▸ Written exercise:
Show each line from the listing that includes the word "LaTeX".

(Charts and diagrams as code)
•••••
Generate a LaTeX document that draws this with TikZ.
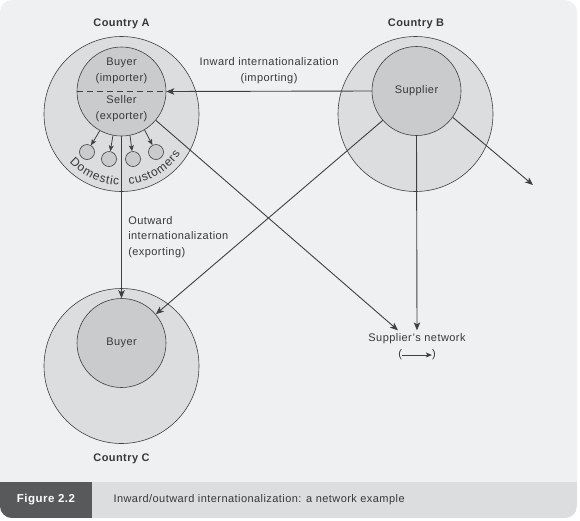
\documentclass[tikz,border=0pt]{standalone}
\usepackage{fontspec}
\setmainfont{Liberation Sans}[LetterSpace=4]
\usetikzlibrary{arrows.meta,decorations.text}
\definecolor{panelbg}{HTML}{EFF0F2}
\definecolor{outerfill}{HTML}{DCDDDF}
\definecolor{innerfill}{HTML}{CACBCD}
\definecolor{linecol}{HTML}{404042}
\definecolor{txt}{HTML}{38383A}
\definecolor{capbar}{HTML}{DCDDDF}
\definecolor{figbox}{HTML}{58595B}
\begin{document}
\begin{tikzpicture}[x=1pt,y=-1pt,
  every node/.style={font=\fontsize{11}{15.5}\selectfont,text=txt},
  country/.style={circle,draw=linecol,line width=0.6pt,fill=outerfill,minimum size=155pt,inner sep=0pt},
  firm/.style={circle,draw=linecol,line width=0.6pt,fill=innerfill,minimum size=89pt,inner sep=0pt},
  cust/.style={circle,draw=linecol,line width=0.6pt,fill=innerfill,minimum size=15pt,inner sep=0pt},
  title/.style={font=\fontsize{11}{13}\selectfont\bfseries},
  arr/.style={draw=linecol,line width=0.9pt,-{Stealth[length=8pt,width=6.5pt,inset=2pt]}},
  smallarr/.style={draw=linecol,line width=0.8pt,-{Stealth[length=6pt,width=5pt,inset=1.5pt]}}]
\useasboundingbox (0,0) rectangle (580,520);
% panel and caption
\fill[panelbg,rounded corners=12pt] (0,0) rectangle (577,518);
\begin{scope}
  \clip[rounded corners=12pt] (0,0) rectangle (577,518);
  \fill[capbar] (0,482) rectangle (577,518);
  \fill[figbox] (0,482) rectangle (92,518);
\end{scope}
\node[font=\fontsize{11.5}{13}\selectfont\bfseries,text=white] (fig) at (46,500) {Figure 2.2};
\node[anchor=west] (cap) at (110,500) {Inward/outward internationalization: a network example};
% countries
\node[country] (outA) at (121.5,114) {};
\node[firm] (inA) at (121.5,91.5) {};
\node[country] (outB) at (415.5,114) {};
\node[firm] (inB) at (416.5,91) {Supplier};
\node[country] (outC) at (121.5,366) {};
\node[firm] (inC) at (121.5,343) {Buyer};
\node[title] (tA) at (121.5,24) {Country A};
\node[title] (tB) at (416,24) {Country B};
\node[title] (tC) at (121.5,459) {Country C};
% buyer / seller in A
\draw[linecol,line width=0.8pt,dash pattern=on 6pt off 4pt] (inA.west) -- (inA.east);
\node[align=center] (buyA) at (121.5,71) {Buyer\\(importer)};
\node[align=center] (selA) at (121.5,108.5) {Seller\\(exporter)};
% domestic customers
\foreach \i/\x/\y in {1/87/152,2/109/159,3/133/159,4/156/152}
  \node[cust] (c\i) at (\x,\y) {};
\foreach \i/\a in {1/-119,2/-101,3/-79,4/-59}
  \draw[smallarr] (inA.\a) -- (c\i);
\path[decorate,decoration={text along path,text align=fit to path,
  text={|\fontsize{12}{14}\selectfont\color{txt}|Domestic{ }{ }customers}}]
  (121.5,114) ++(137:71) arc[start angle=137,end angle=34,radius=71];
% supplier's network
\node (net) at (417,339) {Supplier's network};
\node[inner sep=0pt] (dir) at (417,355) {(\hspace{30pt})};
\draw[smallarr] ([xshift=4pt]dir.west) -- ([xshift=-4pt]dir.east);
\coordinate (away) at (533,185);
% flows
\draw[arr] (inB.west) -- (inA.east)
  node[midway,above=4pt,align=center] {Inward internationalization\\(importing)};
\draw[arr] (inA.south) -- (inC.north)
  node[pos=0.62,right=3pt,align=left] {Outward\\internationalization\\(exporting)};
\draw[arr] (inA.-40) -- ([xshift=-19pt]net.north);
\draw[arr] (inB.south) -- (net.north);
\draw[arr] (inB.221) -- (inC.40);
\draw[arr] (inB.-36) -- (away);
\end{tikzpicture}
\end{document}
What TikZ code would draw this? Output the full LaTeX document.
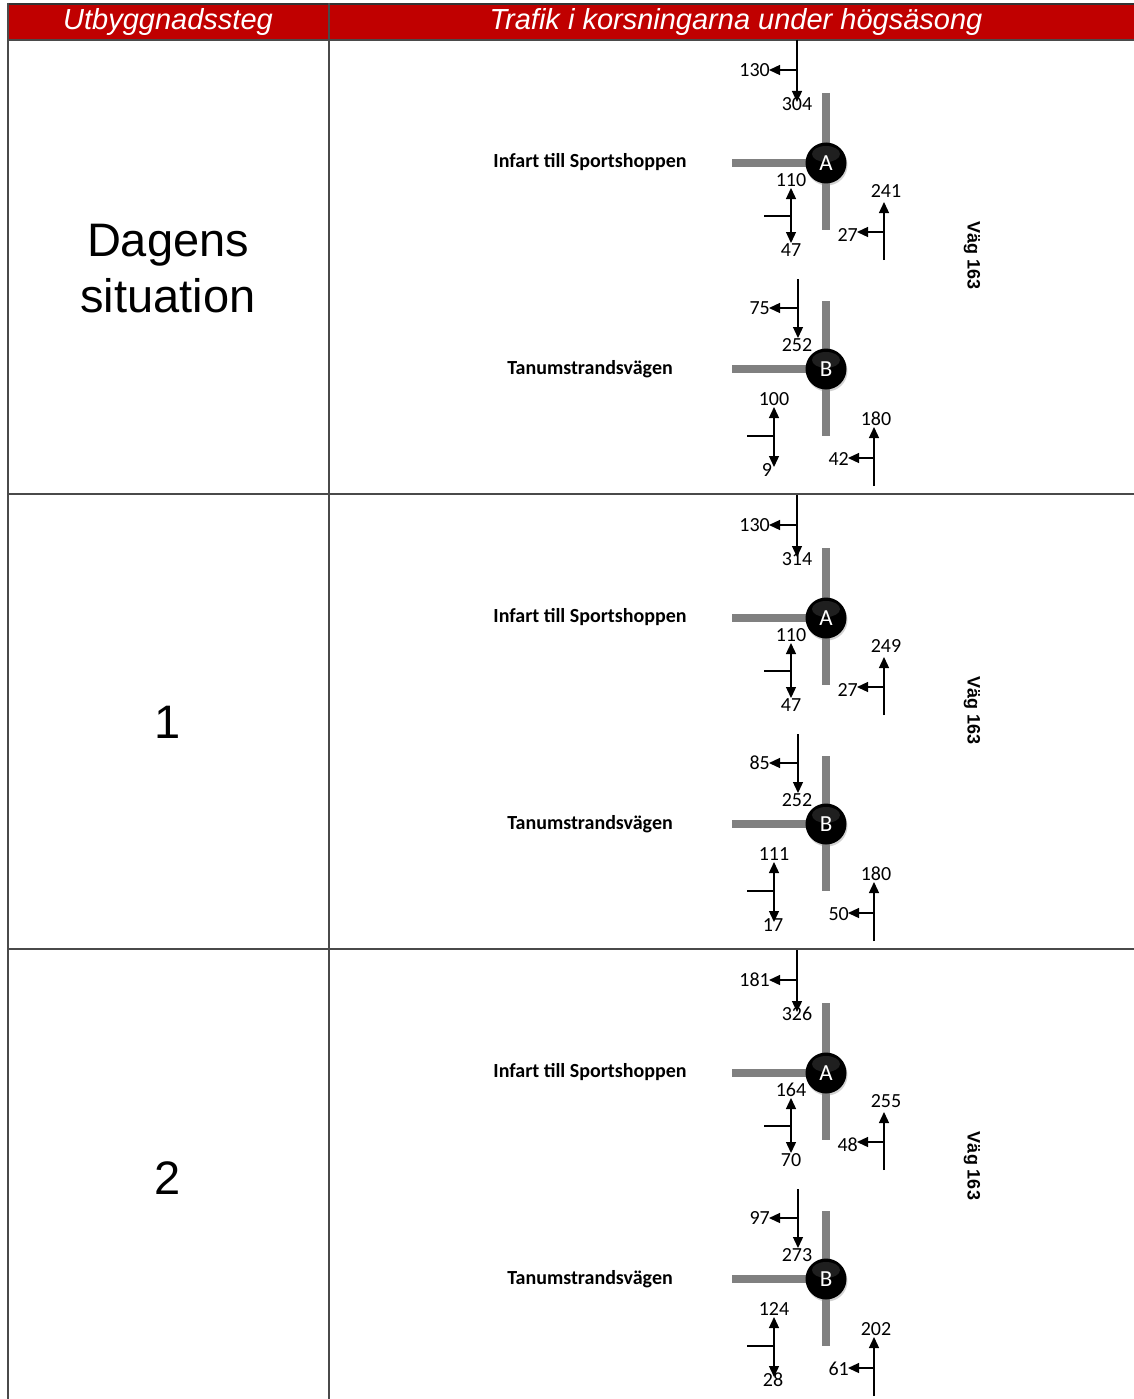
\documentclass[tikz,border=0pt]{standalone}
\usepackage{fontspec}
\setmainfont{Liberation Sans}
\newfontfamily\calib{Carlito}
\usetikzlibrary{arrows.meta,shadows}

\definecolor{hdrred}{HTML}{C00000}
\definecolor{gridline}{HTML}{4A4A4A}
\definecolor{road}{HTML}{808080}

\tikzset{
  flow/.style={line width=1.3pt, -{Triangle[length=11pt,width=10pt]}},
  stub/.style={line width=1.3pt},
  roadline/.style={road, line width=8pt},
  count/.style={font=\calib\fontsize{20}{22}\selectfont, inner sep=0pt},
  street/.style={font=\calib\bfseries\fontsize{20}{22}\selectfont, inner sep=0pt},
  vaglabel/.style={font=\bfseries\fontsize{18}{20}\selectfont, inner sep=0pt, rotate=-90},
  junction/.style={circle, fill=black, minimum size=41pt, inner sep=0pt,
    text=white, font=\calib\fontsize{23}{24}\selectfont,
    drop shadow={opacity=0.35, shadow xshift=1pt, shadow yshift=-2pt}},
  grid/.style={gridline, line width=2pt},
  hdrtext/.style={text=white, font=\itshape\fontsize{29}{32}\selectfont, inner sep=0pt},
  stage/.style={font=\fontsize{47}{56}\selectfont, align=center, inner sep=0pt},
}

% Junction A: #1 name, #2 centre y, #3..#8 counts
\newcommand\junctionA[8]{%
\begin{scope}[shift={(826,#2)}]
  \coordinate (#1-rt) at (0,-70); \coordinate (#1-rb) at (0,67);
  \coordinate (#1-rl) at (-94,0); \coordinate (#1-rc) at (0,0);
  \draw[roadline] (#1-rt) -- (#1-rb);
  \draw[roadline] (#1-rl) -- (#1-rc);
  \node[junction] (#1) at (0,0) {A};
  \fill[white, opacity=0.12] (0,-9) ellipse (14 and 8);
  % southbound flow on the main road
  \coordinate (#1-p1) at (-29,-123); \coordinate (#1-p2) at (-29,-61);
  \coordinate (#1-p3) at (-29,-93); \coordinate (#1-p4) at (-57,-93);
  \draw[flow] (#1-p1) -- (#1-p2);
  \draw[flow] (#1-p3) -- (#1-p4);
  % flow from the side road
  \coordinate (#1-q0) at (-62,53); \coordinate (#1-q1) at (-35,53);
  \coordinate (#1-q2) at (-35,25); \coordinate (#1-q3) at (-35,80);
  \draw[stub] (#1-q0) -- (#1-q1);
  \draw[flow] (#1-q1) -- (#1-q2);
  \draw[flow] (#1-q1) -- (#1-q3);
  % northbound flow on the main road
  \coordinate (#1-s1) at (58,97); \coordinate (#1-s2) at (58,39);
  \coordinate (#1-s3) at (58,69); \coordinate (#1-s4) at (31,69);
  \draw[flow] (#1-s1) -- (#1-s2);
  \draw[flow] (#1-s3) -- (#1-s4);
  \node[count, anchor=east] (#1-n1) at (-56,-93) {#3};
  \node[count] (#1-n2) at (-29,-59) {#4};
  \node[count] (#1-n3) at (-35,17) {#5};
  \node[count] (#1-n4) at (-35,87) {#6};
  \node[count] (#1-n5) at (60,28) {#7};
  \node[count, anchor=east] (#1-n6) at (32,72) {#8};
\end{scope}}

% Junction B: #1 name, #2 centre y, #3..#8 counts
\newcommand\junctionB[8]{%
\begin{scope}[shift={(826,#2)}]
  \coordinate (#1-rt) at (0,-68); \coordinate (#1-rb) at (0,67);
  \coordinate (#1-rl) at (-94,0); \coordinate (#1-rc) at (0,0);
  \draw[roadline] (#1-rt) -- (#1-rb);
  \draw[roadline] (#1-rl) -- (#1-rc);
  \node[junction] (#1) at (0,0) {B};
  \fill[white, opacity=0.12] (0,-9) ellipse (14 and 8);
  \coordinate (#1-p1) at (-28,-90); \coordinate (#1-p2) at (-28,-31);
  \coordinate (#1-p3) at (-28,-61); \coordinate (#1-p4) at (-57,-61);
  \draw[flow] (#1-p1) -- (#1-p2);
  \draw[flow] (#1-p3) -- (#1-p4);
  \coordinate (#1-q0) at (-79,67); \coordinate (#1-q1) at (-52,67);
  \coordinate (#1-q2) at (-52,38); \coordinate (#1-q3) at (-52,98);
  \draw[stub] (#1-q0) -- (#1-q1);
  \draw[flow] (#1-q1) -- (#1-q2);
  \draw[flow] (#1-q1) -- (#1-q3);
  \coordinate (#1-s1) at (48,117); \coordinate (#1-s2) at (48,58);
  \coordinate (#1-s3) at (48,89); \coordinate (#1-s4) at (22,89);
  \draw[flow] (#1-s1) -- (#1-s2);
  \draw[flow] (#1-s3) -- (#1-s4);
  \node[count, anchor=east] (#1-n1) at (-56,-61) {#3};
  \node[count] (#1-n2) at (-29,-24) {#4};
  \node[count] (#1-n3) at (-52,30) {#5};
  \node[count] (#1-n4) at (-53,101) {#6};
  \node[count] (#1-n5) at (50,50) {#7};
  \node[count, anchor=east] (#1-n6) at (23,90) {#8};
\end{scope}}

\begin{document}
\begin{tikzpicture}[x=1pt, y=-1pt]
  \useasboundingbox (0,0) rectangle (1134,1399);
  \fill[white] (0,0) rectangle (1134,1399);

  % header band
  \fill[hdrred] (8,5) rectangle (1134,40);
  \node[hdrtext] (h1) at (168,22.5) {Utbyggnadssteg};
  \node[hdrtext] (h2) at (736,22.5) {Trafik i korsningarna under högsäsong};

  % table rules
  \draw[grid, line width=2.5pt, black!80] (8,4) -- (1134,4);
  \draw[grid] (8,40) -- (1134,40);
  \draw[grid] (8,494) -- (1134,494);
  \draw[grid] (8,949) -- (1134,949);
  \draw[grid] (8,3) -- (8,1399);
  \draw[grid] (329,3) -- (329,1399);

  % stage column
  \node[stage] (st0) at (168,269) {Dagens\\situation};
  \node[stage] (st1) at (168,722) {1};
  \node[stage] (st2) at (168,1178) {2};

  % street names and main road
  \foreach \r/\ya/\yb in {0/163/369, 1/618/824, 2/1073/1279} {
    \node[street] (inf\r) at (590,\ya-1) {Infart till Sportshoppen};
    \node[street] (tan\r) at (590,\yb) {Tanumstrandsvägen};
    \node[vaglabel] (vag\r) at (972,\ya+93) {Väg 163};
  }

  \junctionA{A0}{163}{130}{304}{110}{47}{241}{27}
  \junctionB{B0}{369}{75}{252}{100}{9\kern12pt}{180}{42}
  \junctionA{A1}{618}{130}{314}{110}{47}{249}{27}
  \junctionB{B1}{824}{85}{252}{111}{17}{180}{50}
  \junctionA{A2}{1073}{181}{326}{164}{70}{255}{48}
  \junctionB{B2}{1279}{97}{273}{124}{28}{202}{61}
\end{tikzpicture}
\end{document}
•••••
▸ Worked solution:
Generate a LaTeX document that draws this with TikZ.
What TikZ code would draw this? Output the full LaTeX document.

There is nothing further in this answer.